* Exercise *
State only how many lines below include the string "that".

* Information shown *

* START *

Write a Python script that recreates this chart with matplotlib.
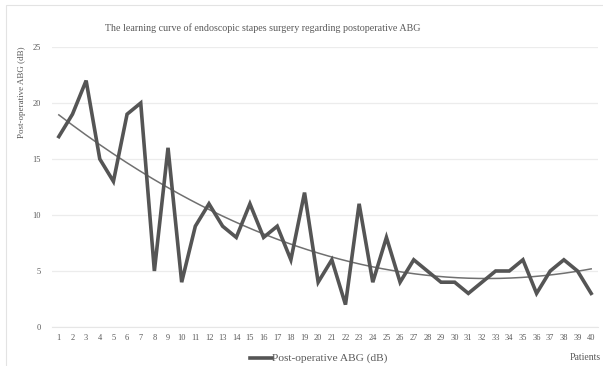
import numpy as np
import matplotlib.pyplot as plt
from matplotlib.patches import Rectangle
from matplotlib.lines import Line2D

# post-operative ABG per patient (dB)
patients = list(range(1, 41))
abg = [17, 19, 22, 15, 13, 19, 20, 5, 16, 4,
       9, 11, 9, 8, 11, 8, 9, 6, 12, 4,
       6, 2, 11, 4, 8, 4, 6, 5, 4, 4,
       3, 4, 5, 5, 6, 3, 5, 6, 5, 3]
y_ticks = [0, 5, 10, 15, 20, 25]

serif = 'Liberation Serif'
text_col = '#595959'
W, H = 603, 366

fig = plt.figure(figsize=(W / 100, H / 100), dpi=100)
# light frame of the chart area (right/bottom edges are cut off in the original)
fig.patches.append(Rectangle((6 / W, -0.05), 1.05, 1.05 - 5 / H,
                             transform=fig.transFigure, fill=False,
                             edgecolor='#e3e3e3', linewidth=0.8))

ax = fig.add_axes([52 / W, 1 - 327 / H, 546 / W, 280 / H])

x = np.array(patients)
y = np.array(abg)
ax.plot(x, y, color='#555555', linewidth=2.6, solid_joinstyle='miter', zorder=3)

# 2nd order polynomial trend line
coef = np.polyfit(x, y, 2)
xs = np.linspace(1, 40, 200)
ax.plot(xs, np.polyval(coef, xs), color='#707070', linewidth=1.1, zorder=2)

ax.set_xlim(0.5, 40.5)
ax.set_ylim(0, 25)
ax.set_yticks(y_ticks)
ax.set_xticks(patients)
ax.grid(axis='y', color='#ececec', linewidth=0.9)
ax.set_axisbelow(True)
for s in ax.spines.values():
    s.set_visible(False)
ax.spines['bottom'].set_visible(True)
ax.spines['bottom'].set_color('#e6e6e6')
ax.tick_params(length=0, labelsize=6, labelcolor=text_col)
ax.tick_params(axis='x', pad=5)
ax.tick_params(axis='y', pad=8)
for lab in ax.get_xticklabels() + ax.get_yticklabels():
    lab.set_family(serif)

fig.text(263 / W, 1 - 28 / H,
         'The learning curve of endoscopic stapes surgery regarding postoperative ABG',
         ha='center', va='center', fontsize=7.2, family=serif, color=text_col)
fig.text(22 / W, 1 - 92 / H, 'Post-operative ABG (dB)', rotation=90,
         ha='center', va='center', fontsize=6.5, family=serif, color=text_col)

fig.lines.append(Line2D([250 / W, 272 / W], [1 - 358 / H] * 2,
                        transform=fig.transFigure, color='#555555', linewidth=2.6))
fig.text(272 / W, 1 - 358 / H, 'Post-operative ABG (dB)',
         ha='left', va='center', fontsize=8.2, family=serif, color=text_col)
fig.text(601 / W, 1 - 358 / H, 'Patients',
         ha='right', va='center', fontsize=7, family=serif, color=text_col)

fig.savefig('out.png', dpi=100)
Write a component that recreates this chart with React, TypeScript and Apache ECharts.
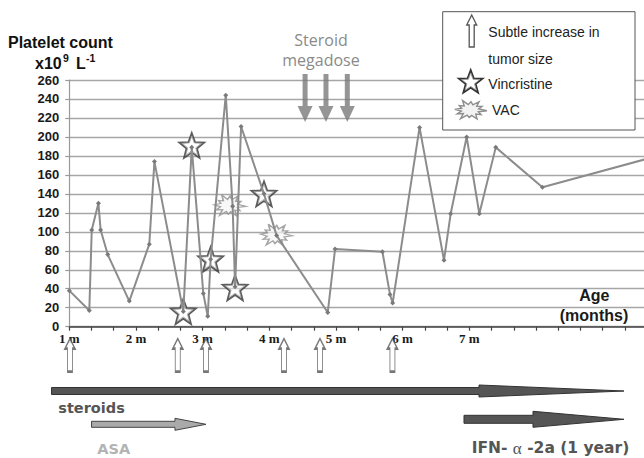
import React, { useEffect, useRef } from 'react';
import * as echarts from 'echarts';

// ---- data (age in days, platelet count x10^9/L) ----
const ageDays = [30, 39, 40.1, 43.1, 44.1, 47.3, 57, 66, 68.3, 81.3, 85.1, 90.3, 92.3, 93.6, 100.4, 103.5, 104.6, 107.3, 117.6, 123.3, 146.3, 149.6, 170.9, 174.3, 175.5, 187.6, 198.6, 201.6, 208.8, 214.5, 221.9, 242.9, 290];
const platelets = [38, 17, 102, 130, 102, 76, 27, 87, 174, 16, 189, 35, 11, 71, 244, 127, 42, 211, 140, 96, 15, 82, 79, 34, 25, 210, 70, 119, 200, 119, 189, 147, 177];

const vincristineDays = [81.3, 85.1, 93.6, 104.6, 117.6];
const vincristineValues = [16, 191, 71, 41, 140];

const vacDays = [102.3, 123.3];
const vacValues = [128, 97];

const tumorIncreaseDays = [30.3, 78.8, 91.5, 126.6, 142.8, 175.4];
const megadoseDays = [136.1, 145.5, 155.1];

const monthLabels = ['1 m', '2 m', '3 m', '4 m', '5 m', '6 m', '7 m'];
const monthDays = [30, 60, 90, 120, 150, 180, 210];

const therapyNames = ['steroids', 'ASA', 'IFN'];
const therapyStart = [22, 40, 207.6];
const therapyEnd = [279.6, 91.5, 279.6];

// ---- shapes ----
function starPoints(cx: number, cy: number, r: number, ri: number): number[][] {
  const pts: number[][] = [];
  for (let i = 0; i < 10; i++) {
    const a = (-90 + i * 36) * Math.PI / 180;
    const rr = i % 2 === 0 ? r : ri;
    pts.push([cx + rr * Math.cos(a), cy + rr * Math.sin(a)]);
  }
  return pts;
}
const burstOuter = [1.0, 0.78, 0.95, 0.72, 1.0, 0.84, 0.9, 0.76, 1.0, 0.8, 0.95, 0.78];
function burstPoints(cx: number, cy: number, w: number, h: number): number[][] {
  const pts: number[][] = [];
  for (let i = 0; i < 24; i++) {
    const a = (i * 15 + 4) * Math.PI / 180;
    const rr = i % 2 === 0 ? burstOuter[i / 2] : 0.52;
    pts.push([cx + rr * (w / 2) * Math.cos(a), cy + rr * (h / 2) * Math.sin(a)]);
  }
  return pts;
}
function upArrowPoints(cx: number, top: number, w: number, h: number): number[][] {
  const hh = w; // head height
  return [
    [cx, top], [cx + w / 2, top + hh], [cx + w / 4, top + hh], [cx + w / 4, top + h],
    [cx - w / 4, top + h], [cx - w / 4, top + hh], [cx - w / 2, top + hh],
  ];
}
const toPath = (pts: number[][]) => 'path://M' + pts.map(p => p[0].toFixed(2) + ' ' + p[1].toFixed(2)).join(' L') + ' Z';

const STAR = toPath(starPoints(50, 50, 50, 21));
const BURST = toPath(burstPoints(50, 50, 100, 100));
const UP_ARROW = toPath(upArrowPoints(5, 0, 10, 33));
const DOWN_ARROW = 'path://M5 0 L10 0 L10 32 L15 32 L7.5 48 L0 32 L5 32 Z';

export default function App() {
  const ref = useRef<HTMLDivElement>(null);
  useEffect(() => {
    const el = ref.current as HTMLDivElement;
    const chart = echarts.init(el, null, { renderer: 'svg' });
    const lineData = ageDays.map((d, i) => [d, platelets[i]]);
    const option: any = {
      animation: false,
      backgroundColor: '#fff',
      grid: { left: 69.3, right: 0, top: 80, bottom: 131.3 },
      xAxis: {
        type: 'value', min: 30, max: 288.6, interval: 10,
        axisLine: { show: true, lineStyle: { color: '#444', width: 1.5 } },
        axisTick: { show: true, length: 4, lineStyle: { color: '#444', width: 1.2 } },
        splitLine: { show: false },
        axisLabel: {
          margin: 5,
          color: '#1a1a1a',
          fontFamily: '"Liberation Serif", "Times New Roman", serif',
          fontWeight: 'bold', fontSize: 13,
          showMaxLabel: false,
          formatter: (v: number) => {
            const idx = monthDays.indexOf(Math.round(v * 1000) / 1000);
            return idx >= 0 ? monthLabels[idx] : '';
          },
        },
      },
      yAxis: {
        type: 'value', min: 0, max: 260, interval: 20,
        axisLine: { show: true, lineStyle: { color: '#999', width: 1.2 } },
        axisTick: { show: true, length: 4, lineStyle: { color: '#999', width: 1.2 } },
        splitLine: { show: true, lineStyle: { color: '#a6a6a6', width: 1.3 } },
        axisLabel: {
          margin: 10, color: '#1a1a1a',
          fontFamily: '"Liberation Sans", Arial, sans-serif', fontWeight: 'bold', fontSize: 13,
        },
      },
      series: [
        {
          type: 'scatter', name: 'VAC', z: 2, silent: true,
          symbol: BURST, symbolSize: [32, 21],
          itemStyle: { color: 'rgba(245,245,245,0.85)', borderColor: '#8e8e8e', borderWidth: 1.4 },
          data: vacDays.map((d, i) => [d, vacValues[i]]),
        },
        {
          type: 'scatter', name: 'Vincristine', z: 2, silent: true,
          symbol: STAR, symbolSize: 25,
          itemStyle: { color: 'rgba(255,255,255,0.55)', borderColor: '#333', borderWidth: 1.8 },
          data: vincristineDays.map((d, i) => [d, vincristineValues[i]]),
        },
        {
          type: 'scatter', name: 'VincristineInner', z: 2, silent: true,
          symbol: STAR, symbolSize: 19,
          itemStyle: { color: 'rgba(255,255,255,0)', borderColor: '#9a9a9a', borderWidth: 0.9 },
          data: vincristineDays.map((d, i) => [d, vincristineValues[i]]),
        },
        {
          type: 'line', name: 'Platelets', z: 3, silent: true,
          data: lineData,
          lineStyle: { color: '#8c8c8c', width: 2 },
          symbol: 'diamond', symbolSize: 5, showSymbol: true,
          itemStyle: { color: '#7a7a7a' },
        },
        {
          type: 'scatter', name: 'Tumor', z: 4, clip: false, silent: true,
          symbol: UP_ARROW, symbolSize: [10, 33],
          itemStyle: { color: '#fff', borderColor: '#555', borderWidth: 1.5 },
          data: tumorIncreaseDays.map(d => [d, -30]),
        },
        {
          type: 'scatter', name: 'Megadose', z: 4, clip: false, silent: true,
          symbol: DOWN_ARROW, symbolSize: [15, 48],
          itemStyle: { color: '#7a7a7a' },
          data: megadoseDays.map(d => [d, 241]),
        },
      ],
    };
    chart.setOption(option);

    const px = (d: number) => (chart.convertToPixel({ gridIndex: 0 }, [d, 0]) as number[])[0];
    const arrowPts = (x0: number, xt: number, headLen: number, y: number, shaft: number, head: number) => {
      const xh = xt - headLen;
      return [
        [x0, y - shaft / 2], [xh, y - shaft / 2], [xh, y - head / 2], [xt, y],
        [xh, y + head / 2], [xh, y + shaft / 2], [x0, y + shaft / 2],
      ];
    };
    const therapyStyle: any = {
      steroids: { y: 391, shaft: 7, head: 12, headLen: 145, fill: '#555', stroke: '#333' },
      ASA: { y: 424.3, shaft: 6, head: 12, headLen: 31, fill: '#aaa', stroke: '#444' },
      IFN: { y: 419.3, shaft: 8, head: 16, headLen: 91, fill: '#555', stroke: '#333' },
    };
    const graphics: any[] = [];
    therapyNames.forEach((n, i) => {
      const s = therapyStyle[n];
      graphics.push({
        type: 'polygon', z: 50, silent: true,
        shape: { points: arrowPts(px(therapyStart[i]), px(therapyEnd[i]), s.headLen, s.y, s.shaft, s.head) },
        style: { fill: s.fill, stroke: s.stroke, lineWidth: 1 },
      });
    });
    const sansB = (sz: number) => `bold ${sz}px "Liberation Sans", Arial, sans-serif`;
    const vera = (sz: number) => `bold ${sz}px "DejaVu Sans", Verdana, sans-serif`;
    const txt = (text: string, x: number, y: number, font: string, fill: string, align = 'left') => ({
      type: 'text', z: 60, silent: true,
      x, y,
      style: { text, font, fill, textAlign: align, textVerticalAlign: 'middle' },
    });
    graphics.push(txt('steroids', 58.3, 408, vera(14.5), '#555'));
    graphics.push(txt('ASA', 97.3, 448.5, vera(14.5), '#b3b3b3'));
    graphics.push({
      type: 'text', z: 60, silent: true, x: 471.7, y: 448,
      style: {
        text: '{a|IFN- }{b|α}{a| -2a (1 year)}',
        textVerticalAlign: 'middle',
        rich: {
          a: { font: vera(15.5), fill: '#555' },
          b: { font: `17px "Liberation Serif", "Times New Roman", serif`, fill: '#555' },
        },
      },
    });
    // axis titles
    graphics.push(txt('Platelet count', 8, 42, sansB(16), '#111'));
    graphics.push(txt('x10', 35, 63, sansB(16), '#111'));
    graphics.push(txt('9', 63, 58, sansB(10.5), '#111'));
    graphics.push(txt('L', 76, 63, sansB(16), '#111'));
    graphics.push(txt('-1', 86, 58, sansB(10.5), '#111'));
    graphics.push(txt('Age', 594.3, 295, sansB(16), '#1a1a1a', 'center'));
    graphics.push(txt('(months)', 594, 315, sansB(16), '#1a1a1a', 'center'));
    // steroid megadose
    const noto = (sz: number) => `${sz}px "Open Sans", "Noto Sans", sans-serif`;
    graphics.push(txt('Steroid', 321, 40, noto(16), '#8a8a8a', 'center'));
    graphics.push(txt('megadose', 321, 60, noto(16), '#8a8a8a', 'center'));
    // legend
    graphics.push({
      type: 'rect', z: 70, silent: true,
      shape: { x: 442.7, y: 11.7, width: 192.3, height: 118.3 },
      style: { fill: '#fff', stroke: '#555', lineWidth: 1 },
    });
    graphics.push({
      type: 'polygon', z: 71, silent: true,
      shape: { points: upArrowPoints(471.7, 15, 10, 32) },
      style: { fill: '#fff', stroke: '#555', lineWidth: 1.3 },
    });
    graphics.push({
      type: 'polygon', z: 71, silent: true,
      shape: { points: starPoints(470.7, 82.5, 12.5, 5.2) },
      style: { fill: '#fff', stroke: '#333', lineWidth: 1.8 },
    });
    graphics.push({
      type: 'polygon', z: 71, silent: true,
      shape: { points: starPoints(470.7, 82.5, 9.5, 4) },
      style: { fill: 'none', stroke: '#9a9a9a', lineWidth: 0.9 },
    });
    graphics.push({
      type: 'polygon', z: 71, silent: true,
      shape: { points: burstPoints(470, 110, 34, 21) },
      style: { fill: '#f3f3f3', stroke: '#8e8e8e', lineWidth: 1.4 },
    });
    const lg = (t: string, x: number, y: number) => ({
      type: 'text', z: 72, silent: true, x, y,
      style: { text: t, font: `14px "Liberation Sans", Arial, sans-serif`, fill: '#222', textVerticalAlign: 'middle' },
    });
    graphics.push(lg('Subtle increase in', 488.3, 32));
    graphics.push(lg('tumor size', 488.3, 58.5));
    graphics.push(lg('Vincristine', 488.3, 84));
    graphics.push(lg('VAC', 492, 110));

    chart.setOption({ graphic: { elements: graphics } });
    return () => chart.dispose();
  }, []);
  return <div ref={ref} style={{ position: 'fixed', left: 0, top: 0, width: 644, height: 458 }} />;
}
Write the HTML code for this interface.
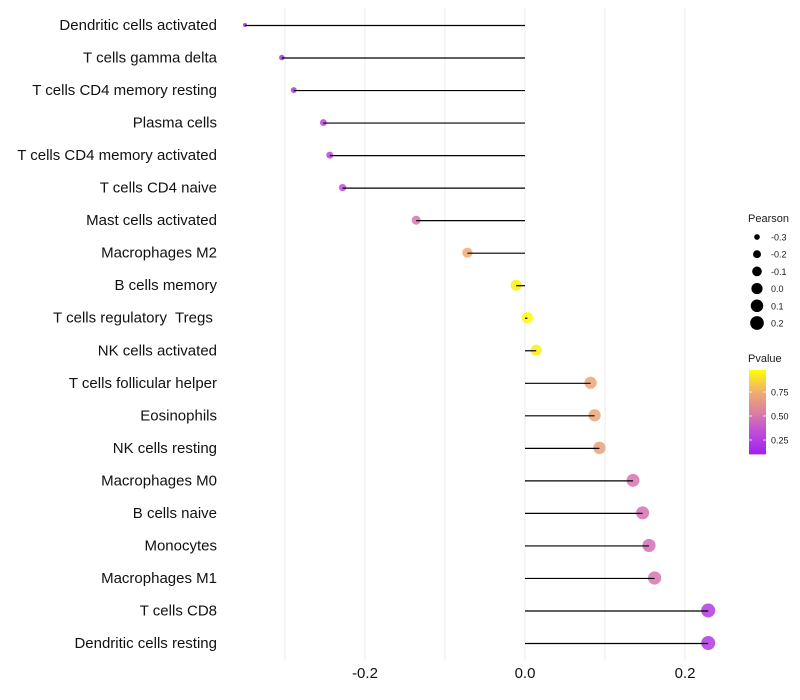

* END *

* Result of this exercise *
2